Life cycle thinking and safe-and-sustainable-by-design approaches for the battery innovation landscape
Lya G. Soeteman-Hernández,
Carlos Felipe Blanco,
Maarten Koese,
Adrienne J.A.M. Sips,
Cornelle W. Noorlander,
Willie J.G.M. Peijnenburg
Affiliations
Lya G. Soeteman-Hernández
National Institute for Public Health and the Environment (RIVM), Center for Safety of Substances and Products, Bilthoven, The Netherlands; Corresponding author
Carlos Felipe Blanco
Institute of Environmental Sciences (CML), Leiden University, P. O. Box 9518, 2300 RA Leiden, The Netherlands
Maarten Koese
Institute of Environmental Sciences (CML), Leiden University, P. O. Box 9518, 2300 RA Leiden, The Netherlands
Adrienne J.A.M. Sips
National Institute for Public Health and the Environment (RIVM), Center for Safety of Substances and Products, Bilthoven, The Netherlands
Cornelle W. Noorlander
National Institute for Public Health and the Environment (RIVM), Center for Safety of Substances and Products, Bilthoven, The Netherlands
Willie J.G.M. Peijnenburg
National Institute for Public Health and the Environment (RIVM), Center for Safety of Substances and Products, Bilthoven, The Netherlands; Institute of Environmental Sciences (CML), Leiden University, P. O. Box 9518, 2300 RA Leiden, The Netherlands
Summary: Developments in battery technology are essential for the energy transition and need to follow the framework for safe-and-sustainable-by-design (SSbD) materials, chemicals, products, and processes as set by the EU. SSbD is a broad approach that ensures that chemicals/advanced materials/products/services are produced and used in a way to avoid harm to humans and the environment.
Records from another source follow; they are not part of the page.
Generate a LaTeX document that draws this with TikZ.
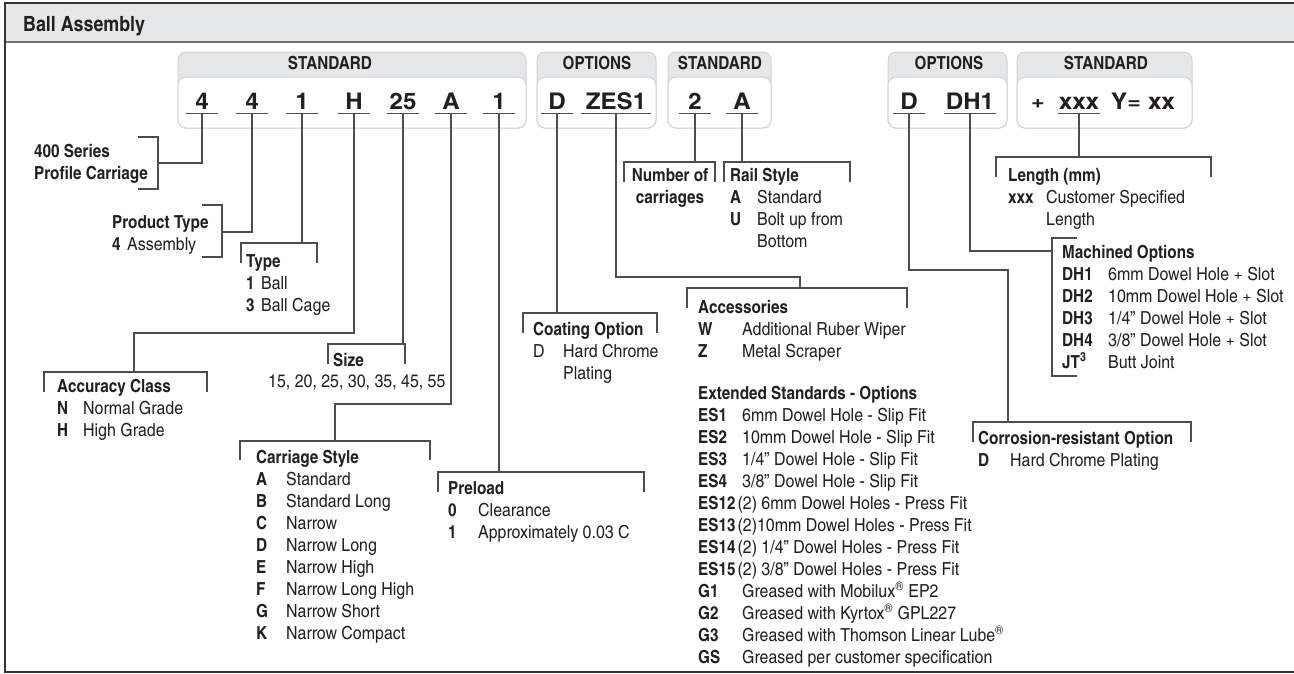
\documentclass[tikz,border=0pt]{standalone}
\usepackage{fontspec}
\setmainfont{texgyreheroscn}[Extension=.otf, UprightFont=*-regular, BoldFont=*-bold, ItalicFont=*-italic, BoldItalicFont=*-bolditalic,
  UprightFeatures={FakeStretch=1.08}, BoldFeatures={FakeStretch=1.035}]
\newfontfamily\codefont{texgyreheroscn}[Extension=.otf, UprightFont=*-bold, FakeStretch=1.28]
\usepackage{array}
\definecolor{bandgray}{HTML}{E6E7E8}
\definecolor{rimgray}{HTML}{D1D3D4}
\definecolor{ink}{HTML}{231F20}
\definecolor{linegray}{HTML}{4D4D4F}
\newcommand{\bodysize}{\fontsize{18}{22}\selectfont}
\newcommand{\codelist}[3]{\begin{tabular}[t]{@{}p{#1}@{}l@{}}\multicolumn{2}{@{}l@{}}{\bfseries #2}\\#3\end{tabular}}
\newcommand{\lines}[1]{\begin{tabular}[t]{@{}l@{}}#1\end{tabular}}
\newcommand{\reg}{\textsuperscript{\textregistered}}
\begin{document}
\begin{tikzpicture}[x=1pt, y=-1pt, every node/.style={text=ink, inner sep=0pt},
  lbl/.style={anchor=base west, font=\bodysize},
  digit/.style={anchor=base, font=\fontsize{23}{26}\codefont, text depth=4pt},
  hdr/.style={anchor=base, font=\fontsize{18}{20}\selectfont\bfseries},
  conn/.style={draw=linegray, line width=1.2pt},
  brk/.style={draw=linegray, line width=1.2pt},
  uline/.style={draw=linegray, line width=1.3pt}]
\useasboundingbox (0,0) rectangle (1294,673);
% frame and title band
\fill[bandgray] (5,3) rectangle (1294,42);
\draw[black!55, line width=1.5pt] (5,42) -- (1294,42);
\draw[black!80, line width=2pt] (1294,3) -- (5,3) -- (5,672) -- (1294,672);
\node[anchor=base west, font=\fontsize{21}{22}\selectfont\bfseries] (title) at (23,31) {Ball Assembly};

% part number boxes
\foreach \xa/\xb/\xl/\lab in {178/526/330/STANDARD, 537/656/597/OPTIONS, 668/771/720/STANDARD, 888/1007/949/OPTIONS, 1017/1192/1106/STANDARD} {
  \draw[rimgray, fill=bandgray, rounded corners=8pt, line width=1pt] (\xa,52) rectangle (\xb,128);
  \draw[rimgray, fill=white, rounded corners=8pt, line width=1pt] (\xa,77) rectangle (\xb,128);
  \node[hdr] (hdr\xa) at (\xl,69) {\lab};
}
\foreach \n/\x/\w/\t in {k1/202/32/4, k2/252/32/4, k3/302/32/1, k4/354/32/H, k5/403/32/25, k6/451/32/A, k7/499/32/1,
    kD/557/32/D, kZ/616/69/ZES1, kN/695/32/2, kR/742/32/A, kC/909/32/D, kM/970/52/DH1, kL/1079/42/xxx}
  \node[digit, minimum width=\w pt] (\n) at (\x,109) {\t};
\node[digit] (plus) at (1038,109) {+};
\node[digit] (yxx) at (1143,109) {Y= xx};
\foreach \n in {k1,k2,k3,k4,k5,k6,k7,kD,kZ,kN,kR,kC,kM,kL}
  \draw[uline] (\n.south west) -- (\n.south east);

% label blocks
\node[lbl, font=\bodysize\bfseries] (ser) at (34,157) {\lines{400 Series\\Profile Carriage}};
\node[lbl] (prod) at (112,228) {\codelist{15pt}{Product Type}{\textbf{4} & Assembly}};
\node[lbl] (typ) at (246,267) {\codelist{15pt}{Type}{\textbf{1} & Ball\\ \textbf{3} & Ball Cage}};
\node[lbl] (accu) at (57,392) {\codelist{26pt}{Accuracy Class}{\textbf{N} & Normal Grade\\ \textbf{H} & High Grade}};
\node[lbl, font=\bodysize\bfseries] (size) at (333,366) {Size};
\node[lbl] (sizes) at (268,387) {15, 20, 25, 30, 35, 45, 55};
\node[lbl] (sty) at (256,463) {\codelist{30pt}{Carriage Style}{\textbf{A} & Standard\\ \textbf{B} & Standard Long\\
  \textbf{C} & Narrow\\ \textbf{D} & Narrow Long\\ \textbf{E} & Narrow High\\ \textbf{F} & Narrow Long High\\
  \textbf{G} & Narrow Short\\ \textbf{K} & Narrow Compact}};
\node[lbl] (pre) at (448,494) {\codelist{30pt}{Preload}{\textbf{0} & Clearance\\ \textbf{1} & Approximately 0.03 C}};
\node[lbl] (coat) at (533,335) {\codelist{30pt}{Coating Option}{D & Hard Chrome\\ & Plating}};
\node[lbl] (accs) at (698,313) {\codelist{44pt}{Accessories}{\textbf{W} & Additional Ruber Wiper\\ \textbf{Z} & Metal Scraper}};
\node[lbl] (ext) at (698,399) {\codelist{44pt}{Extended Standards - Options}{\textbf{ES1} & 6mm Dowel Hole - Slip Fit\\
  \textbf{ES2} & 10mm Dowel Hole - Slip Fit\\ \textbf{ES3} & 1/4” Dowel Hole - Slip Fit\\ \textbf{ES4} & 3/8” Dowel Hole - Slip Fit\\
  \multicolumn{2}{@{}l@{}}{\textbf{ES12}\hspace{2pt}(2) 6mm Dowel Holes - Press Fit}\\
  \multicolumn{2}{@{}l@{}}{\textbf{ES13}\hspace{2pt}(2)10mm Dowel Holes - Press Fit}\\
  \multicolumn{2}{@{}l@{}}{\textbf{ES14}\hspace{2pt}(2) 1/4” Dowel Holes - Press Fit}\\
  \multicolumn{2}{@{}l@{}}{\textbf{ES15}\hspace{2pt}(2) 3/8” Dowel Holes - Press Fit}\\
  \textbf{G1} & Greased with Mobilux\reg{} EP2\\ \textbf{G2} & Greased with Kyrtox\reg{} GPL227\\
  \textbf{G3} & Greased with Thomson Linear Lube\reg\\ \textbf{GS} & Greased per customer specification}};
\node[lbl, anchor=base, font=\bodysize\bfseries] (num) at (670,181) {\begin{tabular}[t]{@{}c@{}}Number of\\carriages\end{tabular}};
\node[lbl] (rail) at (730,181) {\codelist{27pt}{Rail Style}{\textbf{A} & Standard\\ \textbf{U} & Bolt up from\\ & Bottom}};
\node[lbl] (cor) at (978,444) {\codelist{32pt}{Corrosion-resistant Option}{\textbf{D} & Hard Chrome Plating}};
\node[lbl] (mach) at (1062,258) {\codelist{46pt}{Machined Options}{\textbf{DH1} & 6mm Dowel Hole + Slot\\
  \textbf{DH2} & 10mm Dowel Hole + Slot\\ \textbf{DH3} & 1/4” Dowel Hole + Slot\\ \textbf{DH4} & 3/8” Dowel Hole + Slot\\
  \textbf{JT\textsuperscript{3}} & Butt Joint}};
\node[lbl] (len) at (1008,181) {\codelist{38pt}{Length (mm)}{\textbf{xxx} & Customer Specified\\ & Length}};

% brackets
\draw[brk] (138,137) -| (158,189) -- (138,189);
\draw[brk] (202,205) -| (222,257) -- (202,257);
\draw[brk] (241,263) |- (317,243) -- (317,263);
\draw[brk] (44,392) |- (207,372) -- (207,392);
\draw[brk] (328,364) |- (405,344) -- (405,364);
\draw[brk] (240,460) |- (430,441) -- (430,460);
\draw[brk] (438,492) |- (644,472) -- (644,492);
\draw[brk] (523,333) |- (657,313) -- (657,333);
\draw[brk] (687,308) |- (907,288) -- (907,308);
\draw[brk] (624,182) |- (715,162) -- (715,182);
\draw[brk] (724,182) |- (850,162) -- (850,182);
\draw[brk] (973,442) |- (1191,422) -- (1191,442);
\draw[brk] (1077,238) -| (1052,376) -- (1077,376);
\draw[brk] (996,177) |- (1211,157) -- (1211,177);
\coordinate (j1) at (158,163);
\coordinate (j2) at (222,232);
\coordinate (j3) at (302,243);
\coordinate (j4) at (134,372);
\coordinate (j5) at (403,344);
\coordinate (j6) at (335,441);
\coordinate (j7) at (499,472);
\coordinate (j8) at (557,313);
\coordinate (j9) at (800,288);
\coordinate (j10) at (695,162);
\coordinate (j11) at (742,162);
\coordinate (j12) at (1008,422);
\coordinate (j13) at (1052,251);
\coordinate (j14) at (1079,157);

% connectors
\draw[conn] (k1.south) |- (j1);
\draw[conn] (k2.south) |- (j2);
\draw[conn] (k3.south) -- (j3);
\draw[conn] (k4.south) |- (134,333) -- (j4);
\draw[conn] (k5.south) -- (j5);
\draw[conn] (k6.south) |- (335,404) -- (j6);
\draw[conn] (k7.south) -- (j7);
\draw[conn] (kD.south) -- (j8);
\draw[conn] (kZ.south) |- (800,277) -- (j9);
\draw[conn] (kN.south) -- (j10);
\draw[conn] (kR.south) -- (j11);
\draw[conn] (kC.south) |- (1008,270) -- (j12);
\draw[conn] (kM.south) |- (j13);
\draw[conn] (kL.south) -- (j14);
\end{tikzpicture}
\end{document}
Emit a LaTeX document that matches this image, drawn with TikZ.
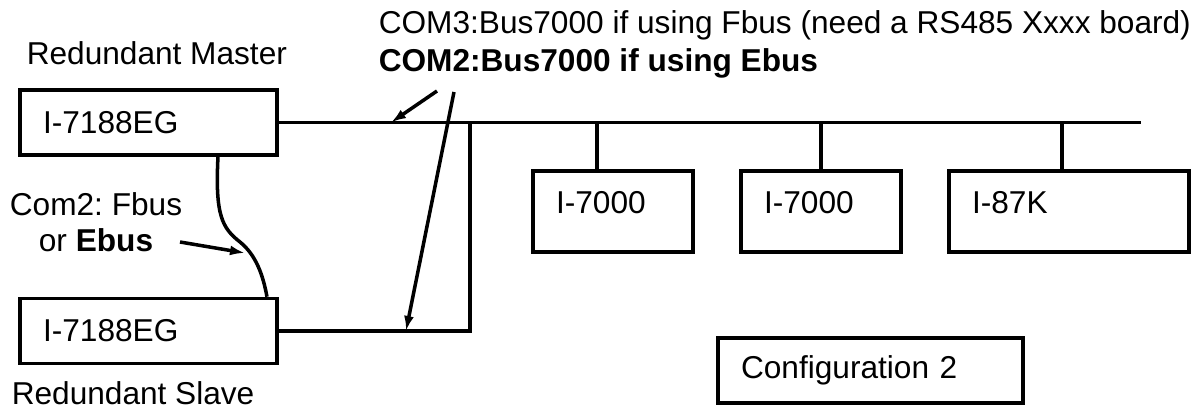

Technical and policy-related literature was surveyed for battery technologies and recommendations were provided for a broad SSbD approach that remains firmly grounded in Life Cycle Thinking principles. The approach integrates functional performance and sustainability (safety, social, environmental, and economic) aspects throughout the life cycle of materials, products, and processes, and evaluates how their interactions reflect on SSbD parameters. 22 different types of batteries were analyzed in a life cycle thinking approach for criticality, toxicity/safety, environmental and social impact, circularity, functionality, and cost to ensure battery innovation has a green and sustainable purpose to avoid unintended consequences.